Intermittent exhaust smoke on start up
#1
Posted 08 May 2006 - 01:01 PM
#2
Posted 08 May 2006 - 01:08 PM
i think smoke on start up is generally down to worn valve stem seals.
#3
Posted 08 May 2006 - 02:51 PM
#4
Posted 08 May 2006 - 04:22 PM
If you have a high-mileage engine, it may be the guides themselves which are bad. If you have a car with lots of miles on it, consider pulling the head and having it reconditioned.
It is possible to replace the valve guide seals on the car without pulling the head. If you don't have a high mileage car, consider getting a new set of seals and installing them. To do the job you'll need a set of seals, a length of clean rope, and a hook-type valve spring compressor that levers against the rocker shaft. It's about an hour's job.
#6
Posted 08 May 2006 - 06:59 PM
I third the valve guide (seal) comments.
If you have a high-mileage engine, it may be the guides themselves which are bad. If you have a car with lots of miles on it, consider pulling the head and having it reconditioned.
It is possible to replace the valve guide seals on the car without pulling the head. If you don't have a high mileage car, consider getting a new set of seals and installing them. To do the job you'll need a set of seals, a length of clean rope, and a hook-type valve spring compressor that levers against the rocker shaft. It's about an hour's job.
Unfortunately my mini is a high-mileage car. Can replacing the guides be done by a D.I.Y person or is it best to buy a recondition cyclinder head?
#7
Posted 09 May 2006 - 10:12 AM
Never thought of doing it like that !
You can get a reconditioned head for about £150 I think, or try your local engineering people (or Richspeed:). Good time to get the unleaded conversion done if you havent already.
Its fairly easy to get the head off and put it back on again, just take lots of pics of where everything goes, particularly on the carb if you take anything off of that ! When you put it back on make sure that all the studs are seated properly in the block, as I learnt if they arent you end up chewing the thread out of the block and having to get it helicoiled !
Jimmy
#8
Posted 09 May 2006 - 12:48 PM
Jimmyarm, regarding the piston position to keep the valves in place, that's what the clean rope is for. You pull the spark plug and feed about a foot or two of clean cotton rope into the bore/chamber. You pull the engine over by hand using the fan belt until the piston pinches the rope against the head and the valves. This gives you a firm surface to push against as you use the tool to compress the valves. Some will tell you to use a spark plug adapter and compressed air to hold the valves up. Rubbish. I tried it. The valve keepers and spring retaining washer are usually stuck too firmly for that to work.

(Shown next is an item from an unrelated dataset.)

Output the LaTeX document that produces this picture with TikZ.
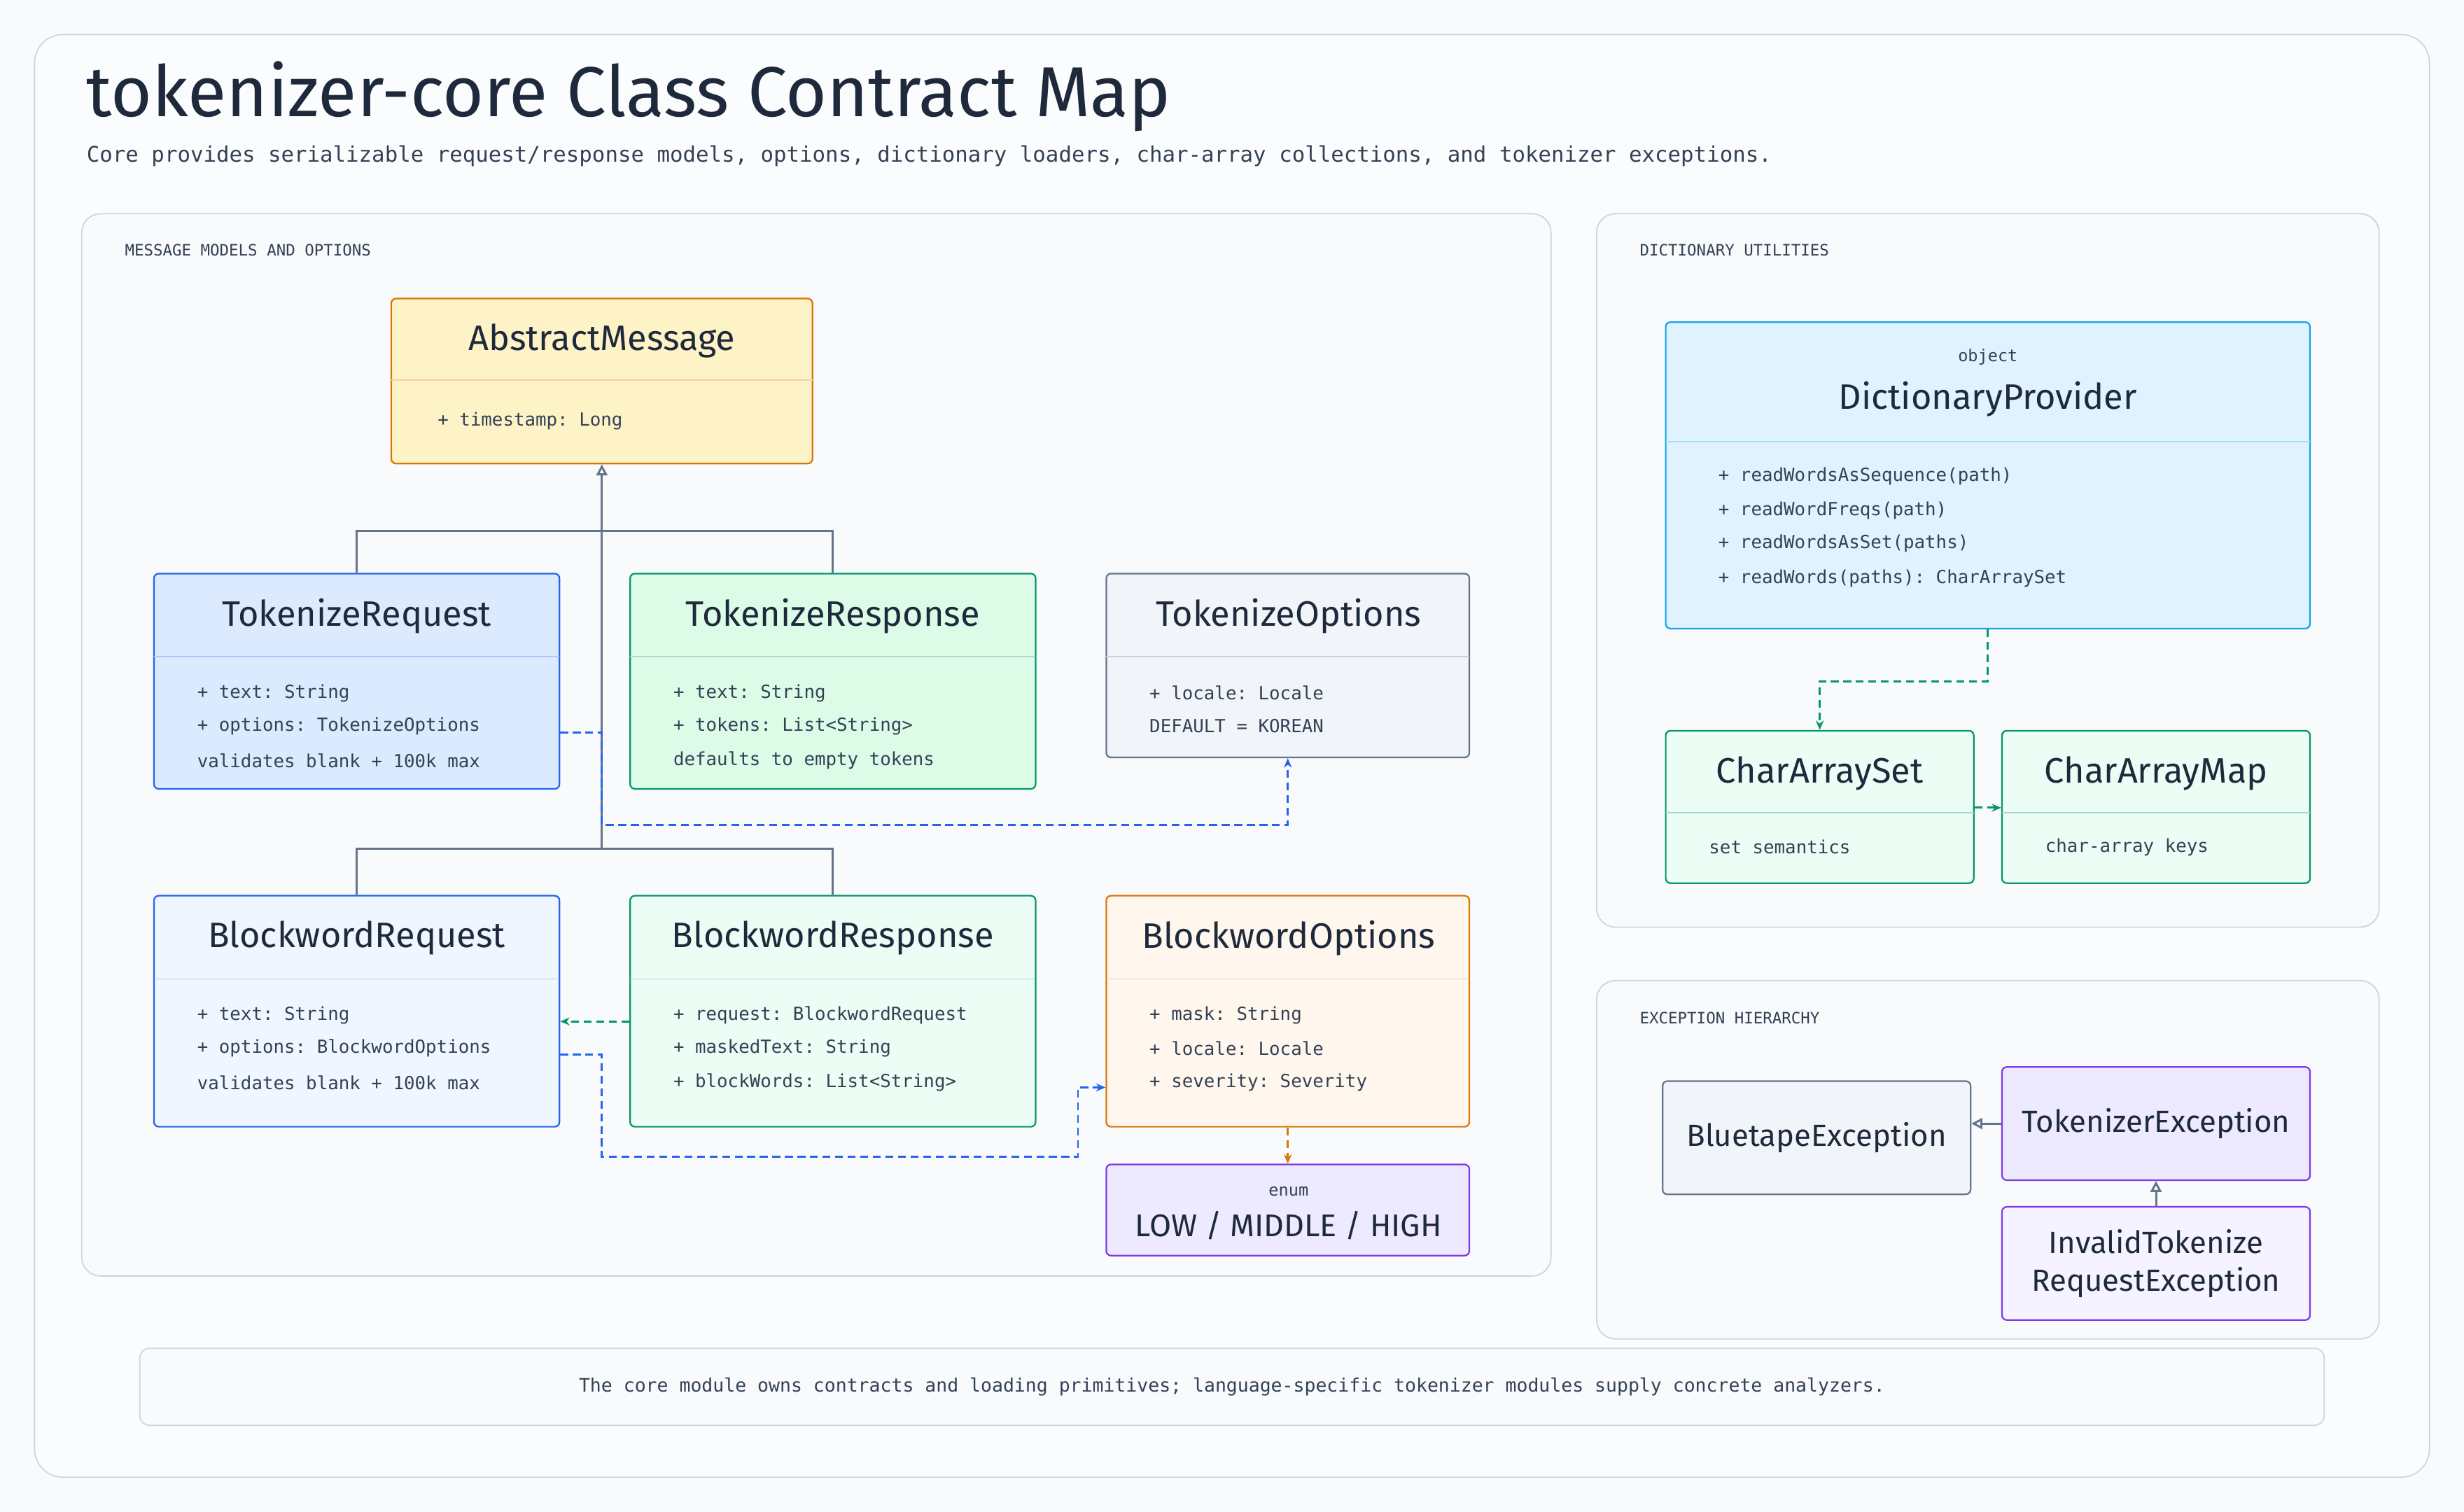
\documentclass[tikz,border=0pt]{standalone}
\usepackage{fontspec}
\setmainfont{Fira Sans}
\setmonofont{DejaVu Sans Mono}
\usetikzlibrary{fit,arrows.meta,calc}
\definecolor{bg}{HTML}{F8FAFC}
\definecolor{bord}{HTML}{CBD5E1}
\definecolor{slate}{HTML}{64748B}
\definecolor{ink}{HTML}{1E293B}
\definecolor{sub}{HTML}{334155}
\definecolor{blueB}{HTML}{2563EB}
\definecolor{greenB}{HTML}{059669}
\definecolor{orangeB}{HTML}{D97706}
\definecolor{purpleB}{HTML}{7C3AED}
\definecolor{skyB}{HTML}{0EA5E9}
\definecolor{fYellow}{HTML}{FEF3C7}
\definecolor{fBlue}{HTML}{DBEAFE}
\definecolor{fBlueL}{HTML}{EFF6FF}
\definecolor{fGreen}{HTML}{DCFCE7}
\definecolor{fGreenL}{HTML}{ECFDF5}
\definecolor{fSlate}{HTML}{F1F5F9}
\definecolor{fOrange}{HTML}{FFF7ED}
\definecolor{fPurple}{HTML}{EDE9FE}
\definecolor{fPurpleL}{HTML}{F5F3FF}
\definecolor{fSky}{HTML}{E0F2FE}
\tikzset{
 box/.style={draw, rounded corners=3pt, line width=1pt, inner sep=0pt},
 panel/.style={draw=bord, rounded corners=12pt, line width=0.8pt, fill=bg, inner sep=0pt},
 ttl/.style={font=\fontsize{22.5}{24}\selectfont, text=ink, anchor=center},
 attr/.style={font=\ttfamily\fontsize{11.5}{13}\selectfont, text=sub, anchor=west},
 plab/.style={font=\ttfamily\fontsize{10}{12}\selectfont, text=sub, anchor=west},
 inh/.style={draw=slate, line width=1.3pt},
 inharr/.style={inh, -{Triangle[open,length=7pt,width=7pt]}},
 dep/.style={line width=1.3pt, dashed, dash pattern=on 5pt off 3pt, -{Stealth[length=6pt,width=5pt]}},
}
\begin{document}
\begin{tikzpicture}[x=1pt,y=-1pt]
\useasboundingbox (0,0) rectangle (1568,962);
\fill[bg] (0,0) rectangle (1568,962);
\node[fit={(22,22)(1546,940)}, draw=bord, fill=white!40!bg, rounded corners=18pt, line width=0.8pt, inner sep=0] (outer) {};
\node[anchor=base west, font=\fontsize{45}{48}\selectfont, text=ink, inner sep=0] (title) at (55,74) {tokenizer-core Class Contract Map};
\node[anchor=base west, font=\ttfamily\fontsize{13.7}{16}\selectfont, text=sub, inner sep=0] (subt) at (55,103) {Core provides serializable request/response models, options, dictionary loaders, char-array collections, and tokenizer exceptions.};
% panels
\node[panel, fit={(52,136)(987,812)}] (p1) {};
\node[panel, fit={(1016,136)(1514,590)}] (p2) {};
\node[panel, fit={(1016,624)(1514,852)}] (p3) {};
\node[plab] (l1) at (76,159) {MESSAGE MODELS AND OPTIONS};
\node[plab] (l2) at (1040,159) {DICTIONARY UTILITIES};
\node[plab] (l3) at (1040,648) {EXCEPTION HIERARCHY};
% footer
\node[fit={(89,858)(1479,907)}, draw=bord, fill=bg, rounded corners=6pt, line width=0.8pt, inner sep=0] (foot) {};
\node[font=\ttfamily\fontsize{11.8}{14}\selectfont, text=sub] (ftxt) at (foot.center) {The core module owns contracts and loading primitives; language-specific tokenizer modules supply concrete analyzers.};
% classes
\newcommand{\cls}[8]{% name x1 y1 x2 y2 fill draw divider-y
 \node[box, fill=#6, draw=#7, fit={(#2,#3)(#4,#5)}] (#1) {};
 \draw[#7!35, line width=0.8pt] (#2,#8) -- (#4,#8);}
\cls{am}{249}{190}{517}{295}{fYellow}{orangeB}{242}
\node[ttl] (amT) at (383,217) {AbstractMessage};
\node[attr] (am1) at (275,268) {+ timestamp: Long};

\cls{treq}{98}{365}{356}{502}{fBlue}{blueB}{418}
\node[ttl] (treqT) at (227,392) {TokenizeRequest};
\node[attr] (treq1) at (122,441) {+ text: String};
\node[attr] (treq2) at (122,462) {+ options: TokenizeOptions};
\node[attr] (treq3) at (122,484) {validates blank + 100k max};

\cls{tres}{401}{365}{659}{502}{fGreen}{greenB}{418}
\node[ttl] (tresT) at (530,392) {TokenizeResponse};
\node[attr] (tres1) at (425,441) {+ text: String};
\node[attr] (tres2) at (425,462) {+ tokens: List<String>};
\node[attr] (tres3) at (425,484) {defaults to empty tokens};

\cls{topt}{704}{365}{935}{482}{fSlate}{slate}{418}
\node[ttl] (toptT) at (820,392) {TokenizeOptions};
\node[attr] (topt1) at (728,441) {+ locale: Locale};
\node[attr] (topt2) at (728,462) {DEFAULT = KOREAN};

\cls{breq}{98}{570}{356}{717}{fBlueL}{blueB}{623}
\node[ttl] (breqT) at (227,597) {BlockwordRequest};
\node[attr] (breq1) at (122,646) {+ text: String};
\node[attr] (breq2) at (122,667) {+ options: BlockwordOptions};
\node[attr] (breq3) at (122,689) {validates blank + 100k max};

\cls{bres}{401}{570}{659}{717}{fGreenL}{greenB}{623}
\node[ttl] (bresT) at (530,597) {BlockwordResponse};
\node[attr] (bres1) at (425,646) {+ request: BlockwordRequest};
\node[attr] (bres2) at (425,667) {+ maskedText: String};
\node[attr] (bres3) at (425,689) {+ blockWords: List<String>};

\cls{bopt}{704}{570}{935}{717}{fOrange}{orangeB}{623}
\node[ttl] (boptT) at (820,597) {BlockwordOptions};
\node[attr] (bopt1) at (728,646) {+ mask: String};
\node[attr] (bopt2) at (728,667) {+ locale: Locale};
\node[attr] (bopt3) at (728,689) {+ severity: Severity};

\node[box, fill=fPurple, draw=purpleB, fit={(704,741)(935,799)}] (enum) {};
\node[font=\ttfamily\fontsize{10.5}{12}\selectfont, text=sub] (enumS) at (820,758) {enum};
\node[font=\fontsize{20}{22}\selectfont, text=ink] (enumT) at (820,780) {LOW / MIDDLE / HIGH};

\cls{dp}{1060}{205}{1470}{400}{fSky}{skyB}{281}
\node[font=\ttfamily\fontsize{10.5}{12}\selectfont, text=sub] (dpS) at (1265,227) {object};
\node[ttl] (dpT) at (1265,254) {DictionaryProvider};
\node[attr] (dp1) at (1090,303) {+ readWordsAsSequence(path)};
\node[attr] (dp2) at (1090,325) {+ readWordFreqs(path)};
\node[attr] (dp3) at (1090,346) {+ readWordsAsSet(paths)};
\node[attr] (dp4) at (1090,368) {+ readWords(paths): CharArraySet};

\cls{cas}{1060}{465}{1256}{562}{fGreenL}{greenB}{517}
\node[ttl] (casT) at (1158,492) {CharArraySet};
\node[attr] (cas1) at (1084,539) {set semantics};
\cls{cam}{1274}{465}{1470}{562}{fGreenL}{greenB}{517}
\node[ttl] (camT) at (1372,492) {CharArrayMap};
\node[attr] (cam1) at (1298,539) {char-array keys};

\node[box, fill=fSlate, draw=slate, fit={(1058,688)(1254,760)}] (bte) {};
\node[font=\fontsize{19.5}{22}\selectfont, text=ink] (bteT) at (bte.center) {BluetapeException};
\node[box, fill=fPurple, draw=purpleB, fit={(1274,679)(1470,751)}] (tke) {};
\node[font=\fontsize{19.5}{22}\selectfont, text=ink] (tkeT) at (tke.center) {TokenizerException};
\node[box, fill=fPurpleL, draw=purpleB, fit={(1274,768)(1470,840)}] (ite) {};
\node[font=\fontsize{19.5}{24}\selectfont, text=ink, align=center] (iteT) at (ite.center) {InvalidTokenize\\RequestException};

% inheritance
\coordinate (j1) at (383,338);
\coordinate (j2) at (383,540);
\draw[inh] (treq.north) |- (tres.north |- j1) -- (tres.north);
\draw[inh] (breq.north) |- (bres.north |- j2) -- (bres.north);
\draw[inharr] (j2) -- (am.south);
% dependencies
\draw[dep, draw=blueB] (treq.east |- {(0,466)}) -- (383,466) -- (383,525) -| (topt.south);
\draw[dep, draw=blueB] (breq.east |- {(0,671)}) -- (383,671) -- (383,736) -- (686,736) -- (686,692) -- (bopt.west |- {(0,692)});
\draw[dep, draw=greenB] (bres.west |- {(0,650)}) -- (breq.east |- {(0,650)});
\draw[dep, draw=orangeB] (bopt.south) -- (enum.north);
\draw[dep, draw=greenB] (dp.south) -- ++(0,33) -| (cas.north);
\draw[dep, draw=greenB] (cas.east |- {(0,514)}) -- (cam.west |- {(0,514)});
\draw[inharr] (tke.west |- {(0,715)}) -- (bte.east |- {(0,715)});
\draw[inharr] (ite.north) -- (tke.south);
\end{tikzpicture}
\end{document}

The valve guides cannot be done on the car and are not in the realm of a DIY job. This is strictly machine shop work. The guides need to be pressed in to the right depth, reamed to size, followed by having the valve seats re-cut to be concentric with the bore of the guides. The valves then should be reground and lapped to the recut seats. If you improvise you'll likely end up with leaky valves. Using a machine shop is money well spent. You'll be surprised how much better your engine will run with the valve train in good order.